## Exercise directions
Leaving the pictures out, print the lines from the first line of the listing through the line containing "const gris = '#595959';", exactly as they read, and no others.

"""

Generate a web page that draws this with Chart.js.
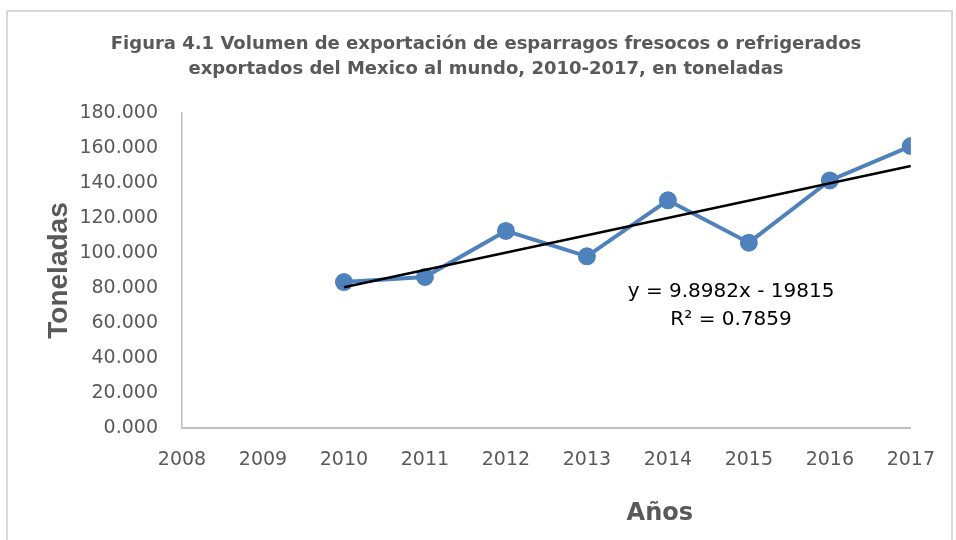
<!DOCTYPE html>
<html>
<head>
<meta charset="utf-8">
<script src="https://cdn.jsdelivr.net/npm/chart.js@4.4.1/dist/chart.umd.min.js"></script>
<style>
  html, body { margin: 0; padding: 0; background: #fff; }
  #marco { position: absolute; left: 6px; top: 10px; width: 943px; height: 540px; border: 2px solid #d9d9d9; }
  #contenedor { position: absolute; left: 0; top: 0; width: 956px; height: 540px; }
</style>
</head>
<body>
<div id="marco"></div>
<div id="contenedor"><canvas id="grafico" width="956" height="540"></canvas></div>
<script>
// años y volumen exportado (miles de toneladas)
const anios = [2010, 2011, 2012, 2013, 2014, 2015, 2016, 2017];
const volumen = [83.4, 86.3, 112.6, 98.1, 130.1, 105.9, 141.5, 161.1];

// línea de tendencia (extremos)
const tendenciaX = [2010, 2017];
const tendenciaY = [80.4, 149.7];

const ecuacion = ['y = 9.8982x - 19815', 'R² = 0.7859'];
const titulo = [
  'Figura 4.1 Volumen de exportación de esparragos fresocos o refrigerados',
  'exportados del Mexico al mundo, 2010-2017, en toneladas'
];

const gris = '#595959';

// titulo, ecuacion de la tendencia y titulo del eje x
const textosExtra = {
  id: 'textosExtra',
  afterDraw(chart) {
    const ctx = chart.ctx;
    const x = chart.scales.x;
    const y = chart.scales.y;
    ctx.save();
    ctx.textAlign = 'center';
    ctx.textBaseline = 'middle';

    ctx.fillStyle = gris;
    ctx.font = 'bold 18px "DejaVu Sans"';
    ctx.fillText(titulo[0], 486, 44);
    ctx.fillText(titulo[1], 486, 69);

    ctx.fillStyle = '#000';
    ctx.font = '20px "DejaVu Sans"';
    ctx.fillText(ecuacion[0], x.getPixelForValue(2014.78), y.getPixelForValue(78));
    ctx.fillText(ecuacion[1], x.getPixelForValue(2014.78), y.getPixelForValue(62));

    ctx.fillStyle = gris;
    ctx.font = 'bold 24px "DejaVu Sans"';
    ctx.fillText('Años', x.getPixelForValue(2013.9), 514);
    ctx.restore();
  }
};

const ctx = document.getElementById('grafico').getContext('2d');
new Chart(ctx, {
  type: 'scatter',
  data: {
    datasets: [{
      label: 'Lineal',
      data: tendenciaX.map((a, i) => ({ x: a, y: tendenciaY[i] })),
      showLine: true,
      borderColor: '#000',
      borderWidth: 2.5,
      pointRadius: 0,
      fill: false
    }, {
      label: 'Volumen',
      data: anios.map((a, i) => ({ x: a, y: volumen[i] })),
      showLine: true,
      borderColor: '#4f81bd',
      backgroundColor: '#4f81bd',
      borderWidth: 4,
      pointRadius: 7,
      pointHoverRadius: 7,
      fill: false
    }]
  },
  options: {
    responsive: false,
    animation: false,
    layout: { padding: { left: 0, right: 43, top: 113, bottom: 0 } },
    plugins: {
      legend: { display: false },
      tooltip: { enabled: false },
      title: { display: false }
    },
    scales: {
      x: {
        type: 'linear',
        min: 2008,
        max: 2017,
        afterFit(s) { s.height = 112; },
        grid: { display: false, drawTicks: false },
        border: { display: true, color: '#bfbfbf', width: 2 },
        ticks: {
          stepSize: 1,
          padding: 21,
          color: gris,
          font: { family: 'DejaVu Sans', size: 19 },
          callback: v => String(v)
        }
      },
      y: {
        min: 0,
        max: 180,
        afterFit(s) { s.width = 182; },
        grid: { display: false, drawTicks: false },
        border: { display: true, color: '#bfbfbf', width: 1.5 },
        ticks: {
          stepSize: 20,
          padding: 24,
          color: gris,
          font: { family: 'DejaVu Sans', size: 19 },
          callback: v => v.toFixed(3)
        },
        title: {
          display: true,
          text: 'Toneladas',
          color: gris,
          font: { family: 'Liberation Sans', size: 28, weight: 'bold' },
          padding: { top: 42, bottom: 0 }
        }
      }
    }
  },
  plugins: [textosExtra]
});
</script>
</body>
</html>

"""

## Solution to the exercise
Generate a web page that draws this with Chart.js.
<!DOCTYPE html>
<html>
<head>
<meta charset="utf-8">
<script src="https://cdn.jsdelivr.net/npm/chart.js@4.4.1/dist/chart.umd.min.js"></script>
<style>
  html, body { margin: 0; padding: 0; background: #fff; }
  #marco { position: absolute; left: 6px; top: 10px; width: 943px; height: 540px; border: 2px solid #d9d9d9; }
  #contenedor { position: absolute; left: 0; top: 0; width: 956px; height: 540px; }
</style>
</head>
<body>
<div id="marco"></div>
<div id="contenedor"><canvas id="grafico" width="956" height="540"></canvas></div>
<script>
// años y volumen exportado (miles de toneladas)
const anios = [2010, 2011, 2012, 2013, 2014, 2015, 2016, 2017];
const volumen = [83.4, 86.3, 112.6, 98.1, 130.1, 105.9, 141.5, 161.1];

// línea de tendencia (extremos)
const tendenciaX = [2010, 2017];
const tendenciaY = [80.4, 149.7];

const ecuacion = ['y = 9.8982x - 19815', 'R² = 0.7859'];
const titulo = [
  'Figura 4.1 Volumen de exportación de esparragos fresocos o refrigerados',
  'exportados del Mexico al mundo, 2010-2017, en toneladas'
];

const gris = '#595959';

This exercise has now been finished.